First glances at the album cover, and indeed many of Halvorson’s album covers, suggest that there is something “sweet” or “comforting” about this music (purchasing a physical cd of this release even comes with an embossed glossy ribbon). These tactics seem slightly deceptive, or at least oddly humorous. No, what lies inside is nearly an hour of thrashing, disorienting, and extremely thrilling jazz compositions for her 8-piece band – indeed, the sound on a Mary Halvorson project may have never been so enormous.

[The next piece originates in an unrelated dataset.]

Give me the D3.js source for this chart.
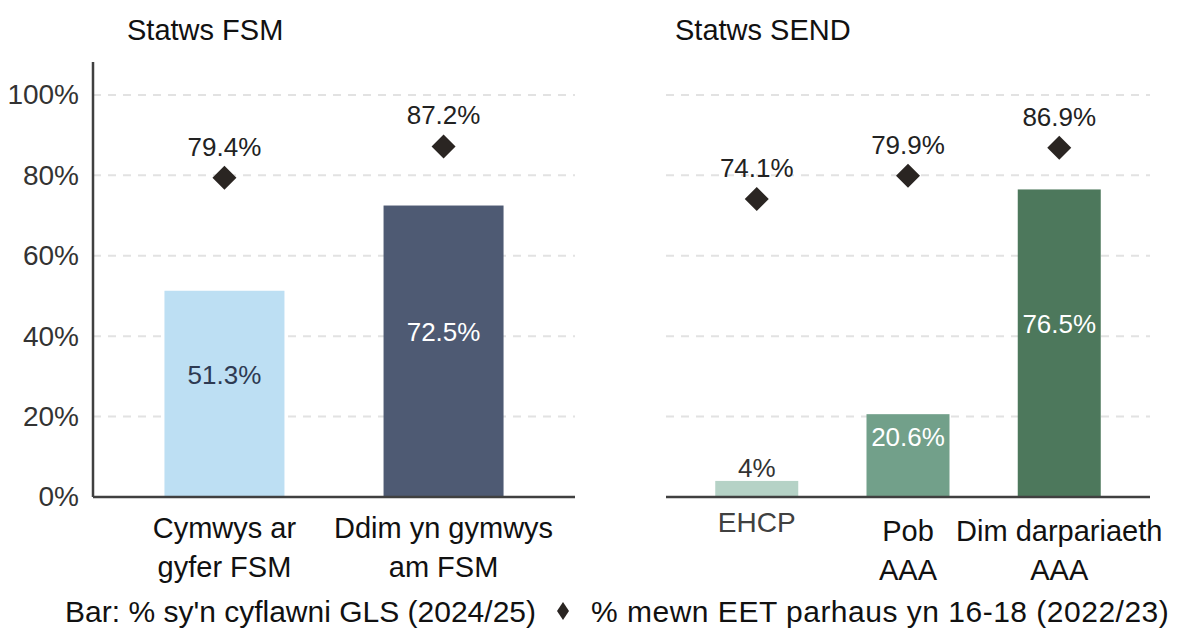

“The Absolute Almost” is the longest track, and it features a wide range of the arrangement ideas and sounds you’ll find on this album. Susan Alcorn begins the piece with a lap steel guitar solo that is paced slowly and extremely hollow. And then comes Halvorson with feverish single note slide guitar lines that just barely fill out the harmony, implying odd chords and tonalities. This section is very dissonant and tortured sounding – ugly, yet warm sounds – and it seems to just get thicker and thicker when the upright bass joins in. But then, we’re presented with a strikingly new idea – a break where brass enters in an incredible and triumphant shift of moods. Suddenly everything feels bright and the harmony turns – sort of sweet. This idea is played with and then ultimately destroyed as the band falls into a sonic free for all.
In the jazz world, seemingly more than any other genre, it seems there is this conflict between “tradition” and “experimentation”. I will not claim to be an expert on that tradition or even the tradition of experimentation, but I know for a fact that this is an ongoing discussion. Some argue jazz should remain that straight-ahead, urban sound (a sound like: Jim Hall or Wes Montgomery) while others look to the future and ask where jazz might be headed and how it could be combined with other styles. Halvorson certainly borrows and is inspired by those traditions but plants herself, in my mind, very far on the side that welcomes experimentation and a more eclectic sense of melody. The compositions on this album are very complex and lengthy and they’re densely filled with detailed brass arrangements, killer, off-kilter guitar playing, tasteful, demanding drumming and an overall desire for tumult and chaos. “Away With You” finds the Mary Halvorson Octet moving jazz forward in strange, mathematic intervals and producing horrifying acoustic sounds that you wouldn’t believe could be so strangely, and perhaps sweetly, musical.